Question style is where many candidates lose efficiency. Some prompts are concise and test a single concept, but many are layered. They may describe business goals, existing infrastructure, constraints, and an operational challenge all at once. The best way to handle these is to read for decision signals. Ask what the organization is optimizing for: speed of deployment, minimal maintenance, custom control, low latency, security, explainability, or continuous retraining. Then eliminate options that conflict with those priorities.

Time management is a real exam skill. If you spend too long comparing two plausible answers early in the session, you may rush the final questions. Aim for steady pacing. Move through easier items decisively and mark harder ones for review if the platform allows. Do not let one ambiguous scenario consume a disproportionate amount of time.

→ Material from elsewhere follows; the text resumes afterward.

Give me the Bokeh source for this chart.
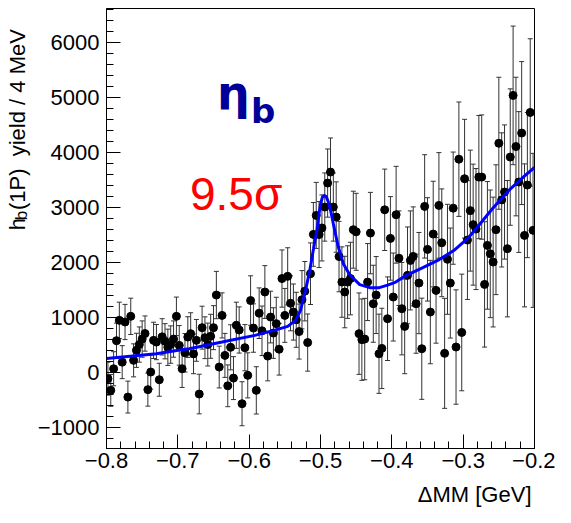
import numpy as np
from math import pi
from bokeh.plotting import figure
from bokeh.layouts import row, column
from bokeh.models import (ColumnDataSource, Range1d, FixedTicker, Whisker, TeeHead, Label)
from bokeh.embed import file_html
from bokeh.resources import INLINE

# ---- data ----
bin_start = -0.8
bin_width = 0.004
yields = [
    -120, -333, 60, 570, 940, 180, 910, -455, 1013, 213,
    395, 500, 600, 700, -320, 0, 576, 545, -140, 640,
    560, 450, 500, 600, 1013, 485, 60, 350, 636, 698,
    330, 576, -400, 807, 624, 500, 650, 807, 1400, 91,
    1030, 303, -250, 450, -110, 850, 765, -576, 443, -60,
    1300, 800, -333, 1070, 750, 1455, 290, 1000, 709, 880,
    415, 1700, 1030, 1740, 1250, 1091, 950, 736, 1315, 1470,
    536, 1788, 2503, 2848, 2500, 2620, 3000, 3436, 3636, 3000,
    2818, 2100, 1636, 1455, 1636, 1700, 2588, 2550, 698, 589,
    600, 1636, 2527, 1242, 1400, 333, 430, 2950, 970, 2430,
    1364, 2860, 2070, 1152, 830, 1758, 2030, 2103, 1242, 1618,
    424, 3012, 2230, 1091, 2509, 1485, 3030, 2350, 340, 2050,
    1618, 2980, 455, 3870, 720, 3515, 2400, 2935, 2680, 2600,
    3545, 3545, 1594, 2303, 2150, 2000, 2588, 4160, 3130, 3273,
    2243, 3909, 5030, 4100, 3455, 4345, 2485, 3400, 4720, 2576,
]
errors = [
    300, 290, 310, 320, 330, 300, 320, 290, 330, 300, 310, 320, 330, 320, 300, 310, 330, 320, 300, 330, 320, 330, 340, 330, 350,
    360, 340, 350, 370, 380, 360, 380, 360, 390, 380, 390, 400, 400, 430, 380, 410, 400, 380, 410, 390, 420, 420, 400, 420, 410,
    450, 440, 430, 460, 450, 480, 450, 470, 460, 480, 470, 520, 490, 520, 500, 510, 500, 500, 530, 540, 520, 560, 580, 600, 600,
    600, 620, 620, 620, 620, 640, 640, 640, 650, 660, 660, 700, 700, 740, 740, 740, 700, 740, 700, 700, 720, 730, 740, 760, 760,
    800, 880, 860, 840, 860, 880, 900, 900, 900, 920, 920, 940, 940, 940, 960, 960, 960, 980, 1000, 1000, 1000, 1020, 1040, 1040, 1060,
    1080, 1080, 1100, 1100, 1100, 1120, 1130, 1140, 1160, 1160, 1180, 1180, 1200, 1220, 1220, 1240, 1240, 1260, 1260, 1280, 1300, 1300, 1320, 1340, 1400,
]
fit_x = [-0.800, -0.730, -0.695, -0.684, -0.638, -0.592, -0.565, -0.546, -0.535, -0.528,
         -0.521, -0.515, -0.5097, -0.5075, -0.505, -0.5025, -0.500, -0.4975, -0.495, -0.492,
         -0.489, -0.4855, -0.482, -0.4785, -0.475, -0.468, -0.459, -0.445, -0.431, -0.4175,
         -0.406, -0.3945, -0.381, -0.358, -0.3335, -0.312, -0.294, -0.282, -0.259, -0.236,
         -0.213, -0.200]
fit_y = [245, 333, 405, 424, 545, 667, 758, 830, 940, 1121,
         1485, 1850, 2250, 2420, 2576, 2830, 3050, 3170, 3212, 3190,
         3091, 2920, 2697, 2480, 2273, 1970, 1770, 1590, 1535, 1535,
         1580, 1636, 1750, 1890, 2045, 2220, 2424, 2606, 2970, 3303,
         3576, 3720]
x_ticks = [-0.8, -0.7, -0.6, -0.5, -0.4, -0.3, -0.2]
y_ticks = [-1000, 0, 1000, 2000, 3000, 4000, 5000, 6000]

centers = bin_start + bin_width * (np.arange(len(yields)) + 0.5)
yv = np.array(yields, dtype=float)
ev = np.array(errors, dtype=float)
src = ColumnDataSource(dict(x=centers, y=yv, lo=yv - ev, hi=yv + ev))

FONT = "Liberation Sans"
TOP_H = 478

p = figure(width=521, height=TOP_H, x_range=Range1d(-0.8, -0.2), y_range=Range1d(-1390, 6610),
           output_backend="svg", toolbar_location=None,
           min_border_left=68, min_border_right=21, min_border_top=8, min_border_bottom=30)
p.grid.visible = False
p.outline_line_color = "black"
p.outline_line_width = 1
p.background_fill_color = "white"
p.border_fill_color = "white"

for ax in (p.xaxis[0], p.yaxis[0]):
    ax.major_tick_in = 14
    ax.major_tick_out = 0
    ax.minor_tick_in = 7
    ax.minor_tick_out = 0
    ax.axis_line_color = "black"
    ax.major_tick_line_color = "black"
    ax.minor_tick_line_color = "black"
    ax.major_label_text_font = FONT
    ax.major_label_text_font_size = "22px"
    ax.major_label_text_color = "black"

p.xaxis[0].ticker = FixedTicker(ticks=x_ticks, minor_ticks=list(np.round(np.arange(-0.8, -0.199, 0.02), 3)))
p.yaxis[0].ticker = FixedTicker(ticks=y_ticks, minor_ticks=list(range(-1200, 6601, 200)))
p.xaxis[0].major_label_standoff = 4
p.yaxis[0].major_label_standoff = 7

wh = Whisker(source=src, base="x", lower="lo", upper="hi", line_color="#333333", line_width=1,
             upper_head=TeeHead(size=5, line_color="#333333", line_width=1),
             lower_head=TeeHead(size=5, line_color="#333333", line_width=1))
p.add_layout(wh)
p.scatter("x", "y", source=src, size=8, color="black")
p.line(fit_x, fit_y, line_color="#0000ff", line_width=3)

# annotations inside the frame
p.add_layout(Label(x=-0.645, y=5070, text="η", text_font="DejaVu Sans", text_font_style="bold",
                   text_font_size="46px", text_color="#000099", text_baseline="alphabetic"))
p.add_layout(Label(x=-0.5975, y=4740, text="b", text_font="DejaVu Sans", text_font_style="bold",
                   text_font_size="34px", text_color="#000099", text_baseline="alphabetic"))
p.add_layout(Label(x=-0.683, y=3230, text="9.5σ", text_font=FONT,
                   text_font_size="46px", text_color="#ff0000", text_baseline="alphabetic"))

# y axis title in a narrow side panel
yfig = figure(width=34, height=TOP_H, x_range=Range1d(0, 34), y_range=Range1d(0, TOP_H),
              x_axis_type=None, y_axis_type=None, output_backend="svg", toolbar_location=None,
              min_border=0, outline_line_color=None)
yfig.add_layout(Label(x=17, y=237, text="h", angle=pi/2, text_font=FONT,
                      text_font_size="22px", text_color="black", text_baseline="alphabetic"))
yfig.add_layout(Label(x=21, y=248, text="b", angle=pi/2, text_font=FONT,
                      text_font_size="17px", text_color="black", text_baseline="alphabetic"))
yfig.add_layout(Label(x=17, y=259, text="(1P)\u00a0\u00a0yield / 4 MeV", angle=pi/2, text_font=FONT,
                      text_font_size="22px", text_color="black", text_baseline="alphabetic"))

# x axis title in a thin bottom panel
xfig = figure(width=555, height=29, x_range=Range1d(0, 555), y_range=Range1d(0, 29),
              x_axis_type=None, y_axis_type=None, output_backend="svg", toolbar_location=None,
              min_border=0, outline_line_color=None)
xfig.add_layout(Label(x=531, y=13, text="ΔMM [GeV]", text_font=FONT, text_font_size="22px",
                      text_color="black", text_baseline="alphabetic", text_align="right"))

layout = column(row(yfig, p), xfig)
open("out.html", "w").write(file_html(layout, INLINE))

Exam Tip: When two answer choices both seem technically valid, the better exam answer usually aligns more completely with the stated business and operational constraints. The exam tests best choice, not merely possible choice.

Common traps include over-reading into minor details, ignoring a key constraint in the prompt, or selecting a familiar service even when another service is more purpose-built. Another trap is failing to distinguish online prediction requirements from batch scoring needs. Read carefully for terms such as real-time, asynchronous, periodic, large-scale, or event-driven. Those words strongly influence the correct architectural pattern.

  • First pass: answer what you know quickly.
  • Second pass: revisit marked questions with a fresh view of constraints.
  • Final check: verify multiple-select items carefully because partial reading often causes avoidable misses.

Your goal is calm consistency. A disciplined pacing strategy can raise your score almost as much as adding one more late-night study session.

Section 1.5: Study strategy for beginners using domain weighting and labs

Section 1.5: Study strategy for beginners using domain weighting and labs

If you are new to Google Cloud machine learning, the best study strategy is structured layering. Start with the exam domains, then learn the core services and concepts that support each domain, then reinforce them with labs and scenario review. Avoid random studying. Beginners often waste time moving between videos, documentation, and notes without a domain map. Instead, assign each week to one or two domains while also keeping a running review list of weak points.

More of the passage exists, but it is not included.